23 September 2015
F1 Japanese Grand Prix: Smedley says Williams has to capitalise in Japan
Williams head of vehicle performance Rob Smedley beleives his team needs to make the most of its Suzuka potential to cement third place in the F1 constructors' table.
Williams needs to make the most of its expected car advantage at this weekend's Japanese Grand Prix in order to improve its championship position against its closest rivals.
Valtteri Bottas' fifth place on the streets of Singapore was not enough to prevent Ferrari – which finished 1-3 – and Red Bull, which claimed second with Daniel Ricciardo, from leaving with gains, but Williams' head of vehicle performance Rob Smedley is confident that the Mercedes-powered cars can bounce back at Suzuka.
Bottas was the second best finisher running Mercedes power in Marina Bay, behind the works car of Nico Rosberg, but neither had an answer for Ricciardo or racewinner Sebastian Vettel on a rare off weekend for the Three Pointed Star. Smedley, however, believes that Williams can redress the balance somewhat this weekend.
“I would have thought so,” he said, “The car was really good [in Japan] last year in the dry, if not so much so in the wet. [Suzuka]'s got a good mix of high drag sensitivity, high engine power sensitivity and high speed corners [and] all of those things really suit our car, so I'm expecting it to be a good race for us.

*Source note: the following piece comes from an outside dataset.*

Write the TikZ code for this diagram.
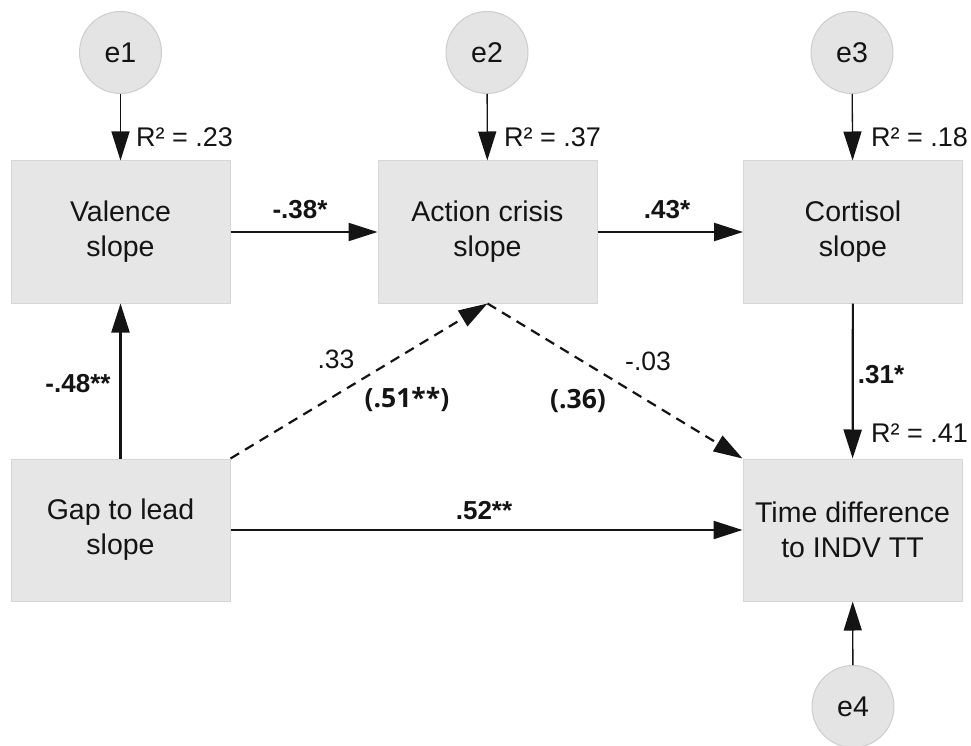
\documentclass[tikz,border=0pt]{standalone}
\usepackage{fontspec}
\setmainfont{Liberation Sans}
\newfontfamily\osans{Open Sans}
\usetikzlibrary{arrows.meta}

\definecolor{boxfill}{HTML}{E6E6E6}
\definecolor{boxedge}{HTML}{D6D6D6}
\definecolor{errfill}{HTML}{E4E4E4}
\definecolor{erredge}{HTML}{CDCDCD}
\definecolor{ink}{HTML}{141414}

\begin{document}
\begin{tikzpicture}[x=1pt,y=-1pt,
  every node/.style={text=ink},
  varbox/.style={draw=boxedge, fill=boxfill, line width=1pt,
    minimum width=219pt, minimum height=142pt, inner sep=0pt,
    align=center, font=\fontsize{28.5}{35}\selectfont},
  errnode/.style={circle, draw=erredge, fill=errfill, line width=1pt,
    minimum size=82pt, inner sep=0pt, font=\fontsize{28.5}{30}\selectfont},
  tip/.style={-{Triangle[length=29pt,width=18pt]}},
  mainpath/.style={tip, line width=2.2pt, draw=ink},
  errpath/.style={tip, line width=1.3pt, draw=ink},
  dashpath/.style={mainpath, dash pattern=on 10pt off 7pt},
  coef/.style={inner sep=0pt, font=\fontsize{26}{28}\selectfont\bfseries},
  plaincoef/.style={inner sep=0pt, font=\fontsize{26.5}{28}\selectfont},
  totalcoef/.style={inner sep=0pt, font=\osans\fontsize{26.5}{28}\selectfont\bfseries},
  rsq/.style={inner sep=0pt, anchor=west, font=\fontsize{27}{29}\selectfont},
]
\useasboundingbox[fill=white] (0,0) rectangle (971,746);

% observed variables
\node[varbox] (val)  at (120.5,232) {Valence\\slope};
\node[varbox] (act)  at (487.5,232) {Action crisis\\slope};
\node[varbox] (cort) at (853,232)   {Cortisol\\slope};
\node[varbox] (gap)  at (120.5,530) {Gap to lead\\slope};
\node[varbox] (tdiff) at (852.5,530) {Time difference\\to INDV TT};

% error terms
\node[errnode] (e1) at (120.5,52.5) {e1};
\node[errnode] (e2) at (487,52.5)   {e2};
\node[errnode] (e3) at (852,52.5)   {e3};
\node[errnode] (e4) at (853,706.5)  {e4};

% residual paths
\draw[errpath] (e1) -- (val);
\draw[errpath] (e2) -- (act);
\draw[errpath] (e3) -- (cort);
\draw[errpath] (e4) -- (tdiff);

% structural paths
\draw[mainpath] (val) -- (act);
\draw[mainpath] (act) -- (cort);
\draw[mainpath] (gap) -- (val);
\draw[mainpath] (cort) -- (tdiff);
\draw[mainpath] (gap) -- (tdiff);
\draw[dashpath] (gap.north east) -- (act.south);
\draw[dashpath] (act.south) -- (tdiff.north west);

% explained variance
\node[rsq] (r1) at (136,137) {R² = .23};
\node[rsq] (r2) at (504,137) {R² = .37};
\node[rsq] (r3) at (871,137) {R² = .18};
\node[rsq] (r4) at (871,433) {R² = .41};

% path coefficients
\node[coef] (c1) at (300,210) {-.38*};
\node[coef] (c2) at (667,210) {.43*};
\node[coef] (c3) at (78,384)  {-.48**};
\node[coef] (c4) at (881,375) {.31*};
\node[coef] (c5) at (484,511) {.52**};
\node[plaincoef] (c6) at (336,359) {.33};
\node[plaincoef] (c7) at (648,361) {-.03};
\node[totalcoef] (t1) at (407,400) {(.51**)};
\node[totalcoef] (t2) at (578,401) {(.36)};
\end{tikzpicture}
\end{document}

“It's got to be as I think we'll have a possible advantage over the people around us in the championship and we just have to make sure we capitalise on that.”
Williams heads to Japan trailing a seemingly rejuvenated Ferrari by 112 points, but has Red Bull hovering just 59 points off its third place with six races still to run. Despite the Prancing Horse's apparent jump in form last weekend, however, Smedley remains to be convinced that it can be a regular threat to Mercedes, which he believes struggled with its tyres in Singapore, and reckons that Williams too may still be on a par with the Scuderia.
“At Silverstone, I think we were far and away quicker than them, but then we went to Budapest and they were quicker than us – not so much in qualifying, but definitely in the race, when we were suffering with the problem we had in Monaco and at Silverstone in the wet,” he reasoned, “We're understanding that [issue] a lot better and, going back to Hungary now, even with the same car, on the basis of this weekend, we would have done a lot better there and at that type of circuit.
“Since then, we've had three specialist kind of circuits in Belgium, Italy and [Singapore], which don't really represent the norm and I think it will be interesting to see what [Ferrari] is like when we get to Japan – and Russia to a certain extent.
“I'm reasonably confident our car should work quite well around there, although whether or not we have the legs on them, I don't know. Between the two teams, it's going to be about getting everything perfect – as usual.”